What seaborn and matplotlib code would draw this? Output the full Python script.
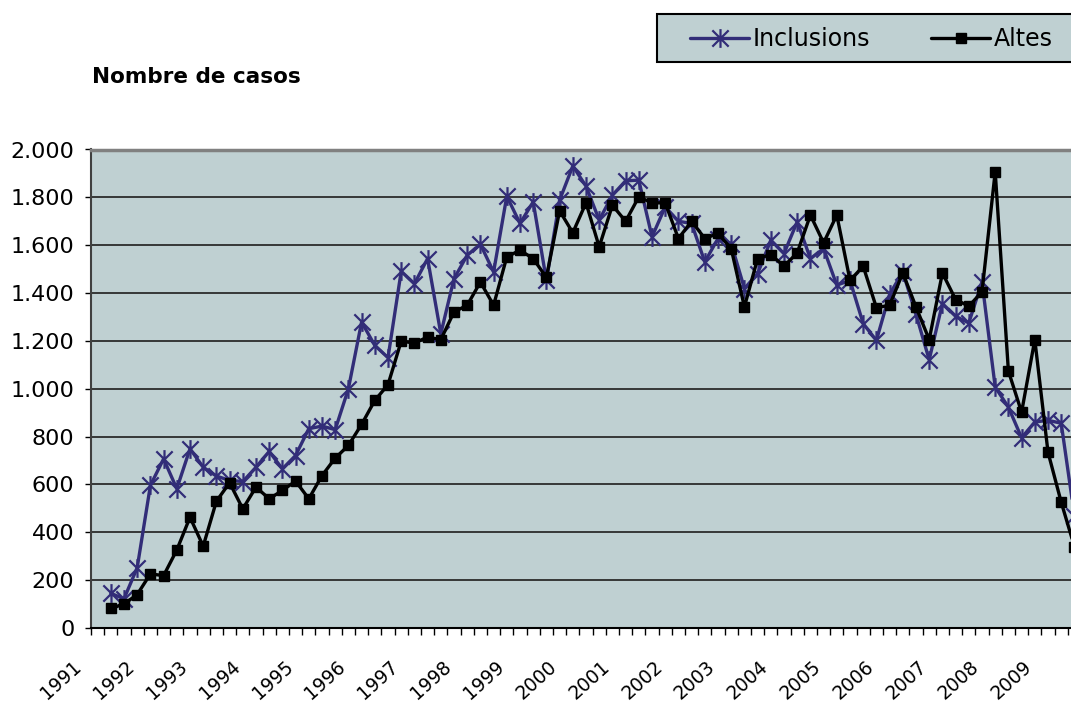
import numpy as np
import pandas as pd
import seaborn as sns
import matplotlib.pyplot as plt
from matplotlib.path import Path
from matplotlib.patches import Rectangle
from matplotlib.ticker import FuncFormatter
from matplotlib.transforms import ScaledTranslation, blended_transform_factory

# dades trimestrals (el primer trimestre de 1991 no té valor)
years = [str(y) for y in range(1991, 2010)]
inclusions = [145, 122, 252, 596, 707, 582, 749, 672, 635, 617, 612, 672, 738, 665,
              721, 833, 844, 829, 1000, 1279, 1181, 1130, 1491, 1439, 1544, 1230,
              1460, 1558, 1604, 1488, 1805, 1691, 1781, 1453, 1788, 1931, 1847, 1705,
              1809, 1869, 1872, 1635, 1760, 1700, 1691, 1530, 1628, 1607, 1419, 1481,
              1621, 1565, 1698, 1544, 1586, 1433, 1453, 1272, 1202, 1395, 1488, 1311,
              1121, 1356, 1303, 1275, 1447, 1007, 923, 795, 861, 868, 856, 470]
altes = [82, 100, 140, 226, 219, 326, 463, 342, 530, 607, 498, 589, 540, 575,
         614, 540, 637, 710, 763, 851, 951, 1017, 1199, 1191, 1216, 1205,
         1321, 1349, 1446, 1349, 1551, 1579, 1544, 1465, 1744, 1652, 1777, 1593,
         1767, 1700, 1802, 1777, 1777, 1628, 1700, 1628, 1649, 1586, 1342, 1544,
         1561, 1512, 1568, 1726, 1610, 1726, 1453, 1512, 1339, 1349, 1484, 1342,
         1205, 1484, 1373, 1345, 1405, 1907, 1074, 902, 1205, 735, 526, 340]

trimestre = np.arange(1, len(altes) + 1)
df = pd.DataFrame({'trimestre': trimestre, 'Inclusions': inclusions, 'Altes': altes})

sns.set_style("white")
plt.rcParams['font.family'] = ['DejaVu Sans']
plt.rcParams['text.color'] = 'black'
plt.rcParams['xtick.color'] = 'black'
plt.rcParams['ytick.color'] = 'black'

fons = '#BFD0D2'
lila = '#322D78'
estrella = Path([(-1, -1), (1, 1), (-1, 1), (1, -1), (0, -1.15), (0, 1.15)],
                [Path.MOVETO, Path.LINETO] * 3)

fig = plt.figure(figsize=(10.71, 7.04), dpi=100)
ax = fig.add_axes([91/1071, 1 - 628/704, 1 - 91/1071, (628 - 149.5)/704])
ax.set_facecolor(fons)

sns.lineplot(data=df, x='trimestre', y='Inclusions', ax=ax, color=lila, lw=2.4,
             marker=estrella, ms=13.5, mew=1.6, mfc='none', mec=lila, label='Inclusions')
sns.lineplot(data=df, x='trimestre', y='Altes', ax=ax, color='black', lw=2.4,
             marker='s', ms=7.8, mew=1, mec='black', label='Altes')
if ax.get_legend():
    ax.get_legend().remove()

ax.set_yticks(np.arange(0, 2001, 200))
ax.yaxis.set_major_formatter(FuncFormatter(lambda v, p: f"{v:,.0f}".replace(",", ".")))
ax.grid(axis='y', color='#2b2b2b', lw=1.3)
ax.set_axisbelow(True)

ax.set_xticks([])
ax.set_xticks(np.arange(-0.5, 75, 1), minor=True)
ax.tick_params(axis='x', which='minor', length=5, width=1, color='black', direction='out', bottom=True)
ax.tick_params(axis='y', length=4, width=1, color='black', direction='out', left=True, pad=8, labelsize=16)
ax.set_xlim(-0.5, -0.5 + (1071 - 91)/13.2)
ax.set_ylim(0, 2000)
ax.set_xlabel('')
ax.set_ylabel('')

# etiquetes d'any, inclinades, una cada quatre trimestres
trans = blended_transform_factory(ax.transData, ax.transAxes) + \
    ScaledTranslation(-25/100, -29/100, fig.dpi_scale_trans)
for k, y in enumerate(years):
    ax.text(4 * k, 0, y, transform=trans, rotation=42, ha='right', va='top',
            rotation_mode='anchor', fontsize=13.5, clip_on=False)

ax.spines['left'].set_color('#404040')
ax.spines['left'].set_linewidth(1.5)
ax.spines['bottom'].set_color('black')
ax.spines['bottom'].set_linewidth(1.5)
ax.spines['top'].set_color('#808080')
ax.spines['top'].set_linewidth(2.5)
ax.spines['right'].set_visible(False)

fig.text(92/1071, 1 - 77/704, "Nombre de casos", fontsize=15.5, fontweight='bold', va='center')

fig.add_artist(Rectangle((657/1071, 1 - 62/704), (1090 - 657)/1071, 48/704,
                         transform=fig.transFigure, facecolor=fons, edgecolor='black', lw=1.5))
handles, labels = ax.get_legend_handles_labels()
fig.legend(handles, labels, loc='center left', bbox_to_anchor=(690/1071, 1 - 39/704),
           ncol=2, frameon=False, fontsize=17, handlelength=2.5, handletextpad=0.15,
           columnspacing=2.6, borderpad=0, borderaxespad=0)

fig.savefig('out.png', dpi=100)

Brief |
Write out exactly the opening lines of the data, stopping after the line that holds "from matplotlib.transforms import". Exclude pictures.

In response |
What seaborn and matplotlib code would draw this? Output the full Python script.
import numpy as np
import pandas as pd
import seaborn as sns
import matplotlib.pyplot as plt
from matplotlib.path import Path
from matplotlib.patches import Rectangle
from matplotlib.ticker import FuncFormatter
from matplotlib.transforms import ScaledTranslation, blended_transform_factory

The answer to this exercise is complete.